Curriculum
MSAI (Traditional)

The MSAI (traditional track) program is a full-time, 15-month professional master's degree that explores complex AI technologies and workflows. Students learn to recognize the psychological and design implications of human interactions with intelligent systems and how business needs affect the way intelligent systems are considered and deployed. Supplemented by an internship and projects working with industry partners, graduates will be exceptionally well equipped to create artificial intelligence products with practical impact on the world.


Fall Quarter (First) 

Students take a set of required core courses to establish a baseline body of knowledge for all in the cohort. This quarter focuses on a deep introduction to AI, machine learning and interactive AI systems, and on human cognition.

Introduction to AI (MSAI 348)

Core techniques and applications of artificial intelligence.

Machine Learning (MSAI 349)

The study of algorithms that improve automatically through experience.

Data Science Seminar (MSAI 339)

Data models and database design.

Frameworks for Artificial Intelligence (MSAI 431) 

Framing artificial intelligence to explore the latest challenges in the theory, practice and implications of AI in the modern world. Students take MSAI 431 in Fall and Winter quarters; each quarter is a half course unit.

Elective Course

Students have the opportunity to choose one elective course. Students must take at least one elective in the Fall or in the Winter.


Winter Quarter

Required core courses this quarter include classes in knowledge representation and commonsense reasoning, and collaborative system design.

Knowledge Representation and Reasoning (MSAI 371)

Problem solving, ontologies, reasoning.

Deep Learning (MSAI 437)

A hands-on introduction to deep networks, their varieties, applications, and algorithms used to train them.

Human Computer Interaction (MSAI 330)

Human-Computer Interaction.

Frameworks for Artificial Intelligence (MSAI 431) 

Framing artificial intelligence to explore the latest challenges in the theory, practice and implications of AI in the modern world. Students take MSAI 431 in Fall and Winter quarters; each quarter is a half course unit.

Elective Course

Students have the opportunity to choose one elective course. Students who did not take an elective in the Fall must take an elective in the Winter.


Spring Quarter

This quarter students work in teams to complete an industry-led practicum project guided by a corporate partner and overseen by an academic and technical adviser. Students also take a core course in semantic information processing and two electives.

Natural Language Processing (MSAI 337)

Depth of both understanding and generation systems. Focus on representation and inference.

Practicum in Intelligent Systems (MSAI 490)

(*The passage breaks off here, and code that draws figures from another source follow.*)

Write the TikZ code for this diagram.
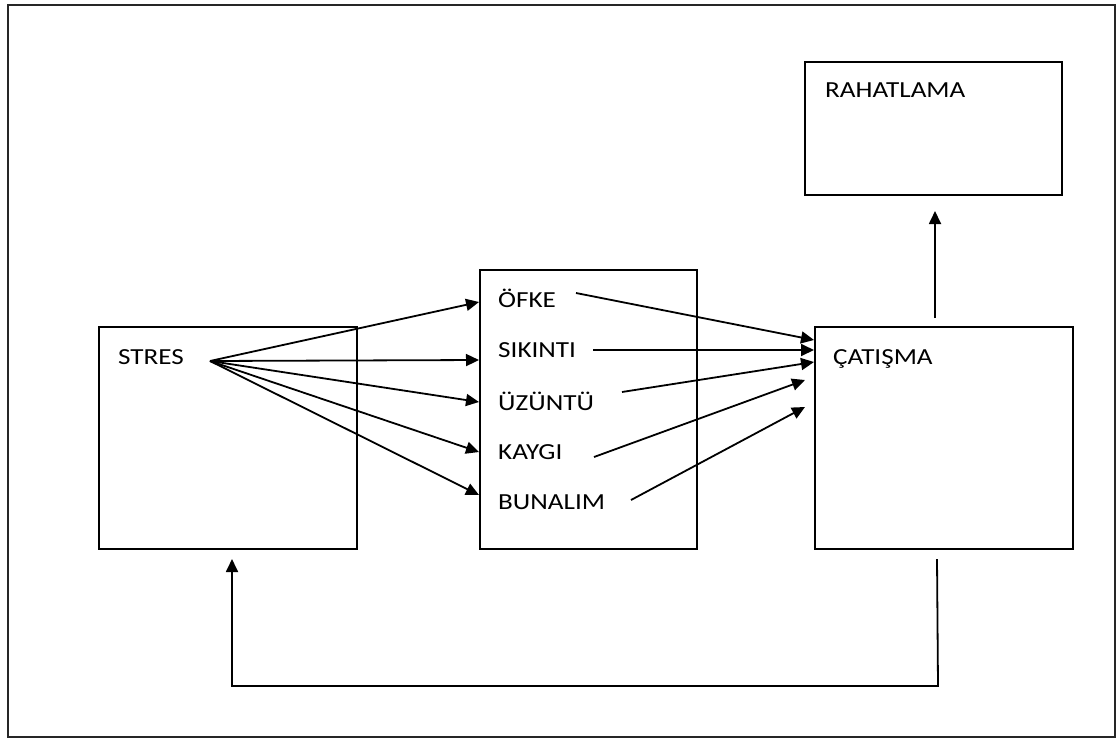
\documentclass[tikz,border=0pt]{standalone}
\usepackage{fontspec}
\setmainfont{Carlito}[FakeStretch=1.18]
\usetikzlibrary{arrows.meta}
\begin{document}
\begin{tikzpicture}[x=1pt,y=-1pt,
  box/.style={draw,line width=1.8pt,inner sep=0pt},
  lbl/.style={anchor=base west,inner sep=0pt,font=\fontsize{23}{26}\selectfont},
  arr/.style={line width=1.8pt,-{Triangle[length=13pt,width=12pt]}}]
  % page frame
  \draw[line width=2.4pt,black!85] (8,5) rectangle (1115,737);
  \useasboundingbox (0,0) rectangle (1118,742);

  % boxes
  \node[box,minimum width=258pt,minimum height=222pt] (stres) at (228,438) {};
  \node[box,minimum width=217pt,minimum height=279pt] (duygu) at (588.5,409.5) {};
  \node[box,minimum width=258pt,minimum height=222pt] (catisma) at (944,438) {};
  \node[box,minimum width=257pt,minimum height=133pt] (rahat) at (933.5,128.5) {};

  % labels
  \node[lbl] (tstres) at (118,364) {STRES};
  \node[lbl] (tofke) at (498,307) {ÖFKE};
  \node[lbl] (tsikinti) at (498,357) {SIKINTI};
  \node[lbl] (tuzuntu) at (498,410) {ÜZÜNTÜ};
  \node[lbl] (tkaygi) at (498,459) {KAYGI};
  \node[lbl] (tbunalim) at (498,509) {BUNALIM};
  \node[lbl] (tcatisma) at (833,364) {ÇATIŞMA};
  \node[lbl] (trahat) at (825,97) {RAHATLAMA};

  % connector ends
  \coordinate (s0) at (210,361);
  \coordinate (e1) at (479,302);
  \coordinate (e2) at (479,360);
  \coordinate (e3) at (479,402);
  \coordinate (e4) at (479,452);
  \coordinate (e5) at (479,495);

  \coordinate (o1) at (576,293);
  \coordinate (o2) at (593,350);
  \coordinate (o3) at (622,392);
  \coordinate (o4) at (594,457);
  \coordinate (o5) at (631,500);
  \coordinate (c1) at (814,340);
  \coordinate (c2) at (814,350);
  \coordinate (c3) at (814,362);
  \coordinate (c4) at (805,380);
  \coordinate (c5) at (805,407);

  \coordinate (u0) at (935,318);
  \coordinate (u1) at (935,211);

  \coordinate (f0) at (937,559);
  \coordinate (f1) at (938,686);
  \coordinate (f2) at (232,686);
  \coordinate (f3) at (232,559);

  % stress to emotions
  \foreach \e in {e1,e2,e3,e4,e5} \draw[arr] (s0) -- (\e);
  % emotions to conflict
  \draw[arr] (o1) -- (c1);
  \draw[arr] (o2) -- (c2);
  \draw[arr] (o3) -- (c3);
  \draw[arr] (o4) -- (c4);
  \draw[arr] (o5) -- (c5);
  % conflict to relief
  \draw[arr] (u0) -- (u1);
  % feedback loop
  \draw[arr] (f0) -- (f1) -- (f2) -- (f3);
\end{tikzpicture}
\end{document}
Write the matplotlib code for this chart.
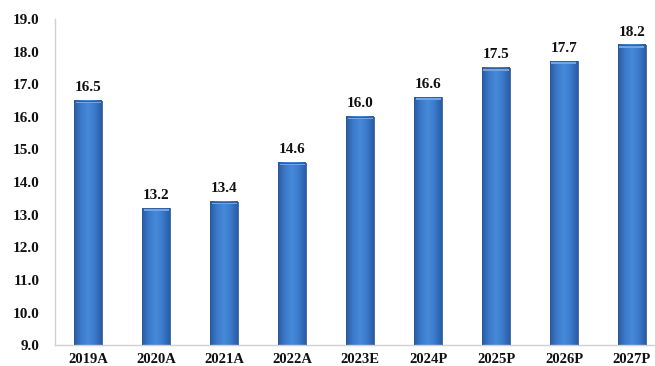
import matplotlib
matplotlib.use("Agg")
import matplotlib.pyplot as plt
import numpy as np
from matplotlib.colors import LinearSegmentedColormap

years = ['2019A', '2020A', '2021A', '2022A', '2023E', '2024P', '2025P', '2026P', '2027P']
values = [16.5, 13.2, 13.4, 14.6, 16.0, 16.6, 17.5, 17.7, 18.2]

plt.rcParams['font.family'] = ['Liberation Serif', 'DejaVu Serif']
plt.rcParams['font.weight'] = 'bold'

fig = plt.figure(figsize=(6.55, 3.66), dpi=100)
ax = fig.add_axes([0.084, 0.057, 0.916, 0.891])

base = 9.0
w = 0.41
cmap = LinearSegmentedColormap.from_list('cyl', ['#2a5ca4', '#3b7acb', '#4789da', '#3b7acb', '#2a5ca4'])
grad = np.linspace(0, 1, 64).reshape(1, -1)

xs = np.arange(len(years))
for i, v in enumerate(values):
    ax.imshow(grad, cmap=cmap, extent=[xs[i] - w / 2, xs[i] + w / 2, base, v],
              aspect='auto', zorder=2, interpolation='bicubic')
    # light bevel on top
    ax.bar(xs[i], 0.08, bottom=v - 0.08, width=w * 0.9, color='#6fa6e6', zorder=3, linewidth=0)
    ax.bar(xs[i], v - base, bottom=base, width=w, fill=False, edgecolor='#2a558f', linewidth=0.6, zorder=4)
    ax.text(xs[i], v + 0.2, f'{v:.1f}', ha='center', va='bottom', fontsize=11, fontweight='bold', color='#111111')

ax.set_xlim(-0.49, 8.34)
ax.set_ylim(9.0, 19.0)
ax.set_yticks(np.arange(9, 19.5, 1.0))
ax.set_yticklabels([f'{t:.1f}' for t in np.arange(9, 19.5, 1.0)])
ax.set_xticks(xs)
ax.set_xticklabels(years)
ax.tick_params(axis='both', length=0, colors='#111111')
ax.tick_params(axis='y', pad=11, labelsize=11)
ax.tick_params(axis='x', pad=6, labelsize=10.5)
for s in ['top', 'right']:
    ax.spines[s].set_visible(False)
for s in ['left', 'bottom']:
    ax.spines[s].set_color('#d0d0d0')
    ax.spines[s].set_linewidth(1.0)

fig.savefig('out.png', dpi=100)
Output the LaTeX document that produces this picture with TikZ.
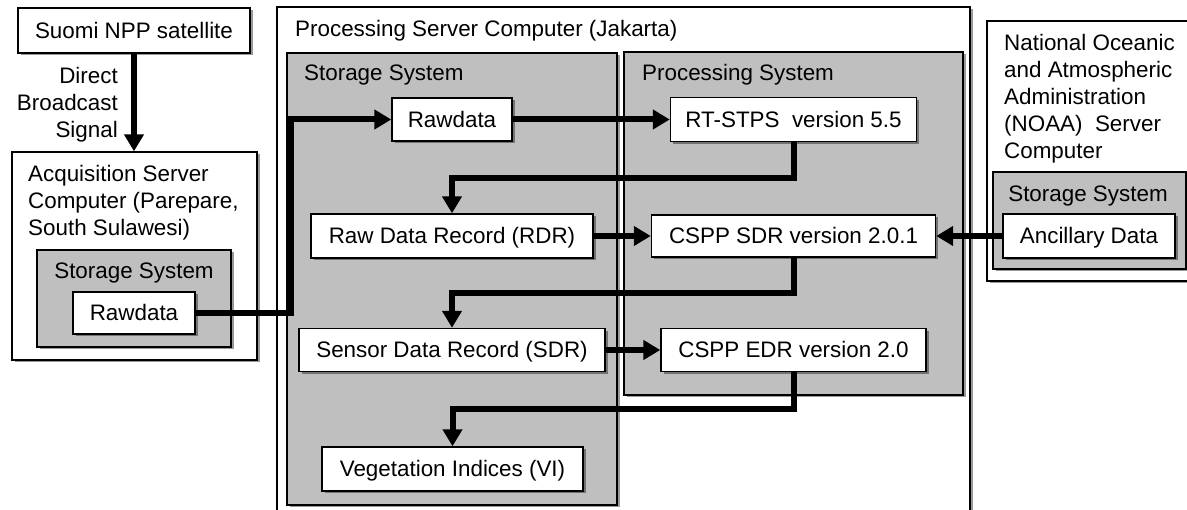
\documentclass[tikz,border=0pt]{standalone}
\usepackage{fontspec}
\setmainfont{Liberation Sans}
\usetikzlibrary{arrows.meta,positioning,shadows}
\definecolor{flowgray}{RGB}{191,191,191}
\definecolor{flowink}{RGB}{0,0,0}
\tikzset{
  flowshadow/.style={drop shadow={shadow xshift=2.5pt, shadow yshift=-2.5pt,
    opacity=0.4, fill=black}},
  flowframe/.style={draw=flowink, line width=1.4pt, fill=white, inner sep=0pt,
    flowshadow},
  flowpanel/.style={flowframe, fill=flowgray},
  flowbox/.style={flowframe, align=center, text height=16pt, text depth=0pt},
  flowtitle/.style={inner sep=0pt, align=left},
  flowline/.style={draw=flowink, line width=6pt},
  flowarrow/.style={flowline, -{Triangle[length=17pt,width=19pt]}},
}

\begin{document}
\begin{tikzpicture}[x=1pt, y=-1pt, font=\fontsize{22.4}{27}\selectfont]
  \useasboundingbox (0,0) rectangle (1187,510);
  % acquisition side
  \node[flowframe, minimum width=245pt, minimum height=208pt] (acq) at (134.5,256) {};
  \node[flowtitle, anchor=base west] (acqtitle) at (28,236)
    {Acquisition Server\\Computer (Parepare,\\South Sulawesi)};
  \node[flowpanel, minimum width=194pt, minimum height=97pt] (acqstore) at (134,298.5) {};
  \node[inner sep=0pt, anchor=base] (acqstoretitle) at (134,279) {Storage System};
  \node[flowbox, minimum width=122pt, minimum height=42pt] (acqraw) at (134,313) {Rawdata};
  \node[flowbox, minimum width=232pt, minimum height=45pt] (sat) at (134,30.5) {Suomi NPP satellite};
  \node[flowtitle, align=right, anchor=base east] (signal) at (118,138) {Direct\\Broadcast\\Signal};
  % processing server (Jakarta)
  \node[flowframe, minimum width=693pt, minimum height=508pt] (jak) at (623.5,261) {};
  \node[flowtitle, anchor=base west] (jaktitle) at (295,37) {Processing Server Computer (Jakarta)};
  \node[flowpanel, minimum width=330pt, minimum height=452pt] (jakstore) at (452,279) {};
  \node[flowtitle, anchor=base west] (jakstoretitle) at (304,81) {Storage System};
  \node[flowpanel, minimum width=339pt, minimum height=343pt] (proc) at (793.5,223.5) {};
  \node[flowtitle, anchor=base west] (proctitle) at (642,81) {Processing System};
  \node[flowbox, minimum width=120pt, minimum height=43pt] (raw) at (452,119.5) {Rawdata};
  \node[flowbox, minimum width=246pt, minimum height=44pt] (rtstps) at (793.5,119.5) {RT-STPS\ \ version 5.5};
  \node[flowbox, minimum width=282pt, minimum height=44pt] (rdr) at (452,236) {Raw Data Record (RDR)};
  \node[flowbox, minimum width=284pt, minimum height=42pt] (csppsdr) at (793.5,236) {CSPP SDR version 2.0.1};
  \node[flowbox, minimum width=306pt, minimum height=43pt] (sdr) at (452,350) {Sensor Data Record (SDR)};
  \node[flowbox, minimum width=265pt, minimum height=43pt] (csppedr) at (793.5,350) {CSPP EDR version 2.0};
  \node[flowbox, minimum width=261pt, minimum height=44pt] (vi) at (452.5,469) {Vegetation Indices (VI)};
  % NOAA server
  \node[flowframe, minimum width=208pt, minimum height=260pt] (noaa) at (1091,151) {};
  \node[flowtitle, anchor=base west] (noaatitle) at (1004,159)
    {National Oceanic\\and Atmospheric\\Administration\\(NOAA)\ \ Server\\Computer};
  \node[flowpanel, minimum width=193pt, minimum height=97pt] (noaastore) at (1089.5,220.5) {};
  \node[inner sep=0pt, anchor=base] (noaastoretitle) at (1088,202) {Storage System};
  \node[flowbox, minimum width=172pt, minimum height=44pt] (anc) at (1089,236) {Ancillary Data};
  % connectors
  \coordinate (uplink) at (291,119.5);
  \coordinate (rdrturn) at (793.5,178);
  \coordinate (sdrturn) at (793.5,293);
  \coordinate (viturn) at (793.5,409);
  \draw[flowarrow] (sat.south) -- (sat.south |- acq.north);
  \draw[flowarrow] (acqraw.east) -| (uplink) -- (raw.west);
  \draw[flowarrow] (raw) -- (rtstps);
  \draw[flowarrow] (rtstps.south) -- (rdrturn) -| (rdr.north);
  \draw[flowarrow] (rdr) -- (csppsdr);
  \draw[flowarrow] (anc) -- (csppsdr);
  \draw[flowarrow] (csppsdr.south) -- (sdrturn) -| (sdr.north);
  \draw[flowarrow] (sdr) -- (csppedr);
  \draw[flowarrow] (csppedr.south) -- (viturn) -| (vi.north);
\end{tikzpicture}
\end{document}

Students take a practicum class in the development of systems using existing libraries and publicly available code bases to give them the experience of building on existing work.

Two Elective Courses

Students will have an opportunity to choose two elective courses from a variety of options, including Introduction to Robotics, Data Management and Information Processing, Designing and Constructing Models with Multi-Agent Languages, Active Learning in Robotics and Seminar in Statistical Language Modeling. 


Summer Quarter

During the summer, all students either complete an external internship with an industry partner, or work on specific projects or research within an AI lab at Northwestern.


Fall Quarter (Second)

The final quarter allows students the ability to focus on skills to ensure they are ready for the next phase of their professional careers. Students enroll in one core, two electives, and complete a final capstone project.

Law and the Governance of Artificial Intelligence (MSAI 448)

An introduction for engineers to the legal, regulatory, ethical, and policy questions raised by advancements in artificial intelligence and its increasing use.

Industry Capstone Project (MSAI 490)

Students focus on a capstone project that is an extension of either their practicum or independent study project (at Northwestern's AI lab) from the spring quarter or that are based on their work from the summer quarter. The goal is to have all students develop demonstrable systems that become part of their portfolios.

Two Elective Courses

Students have an opportunity to choose two elective courses from a variety of options, including Artificial Intelligence Programming, Design of Problem Solvers, Advanced Computer Vision, or Machine Perception of Music & Audio, among many others.


Speaker Series

Along with classes, the program hosts an ongoing series of speakers from industry to provide students with a view of the business problems of today and how the technologies and techniques they are learning about can be applied.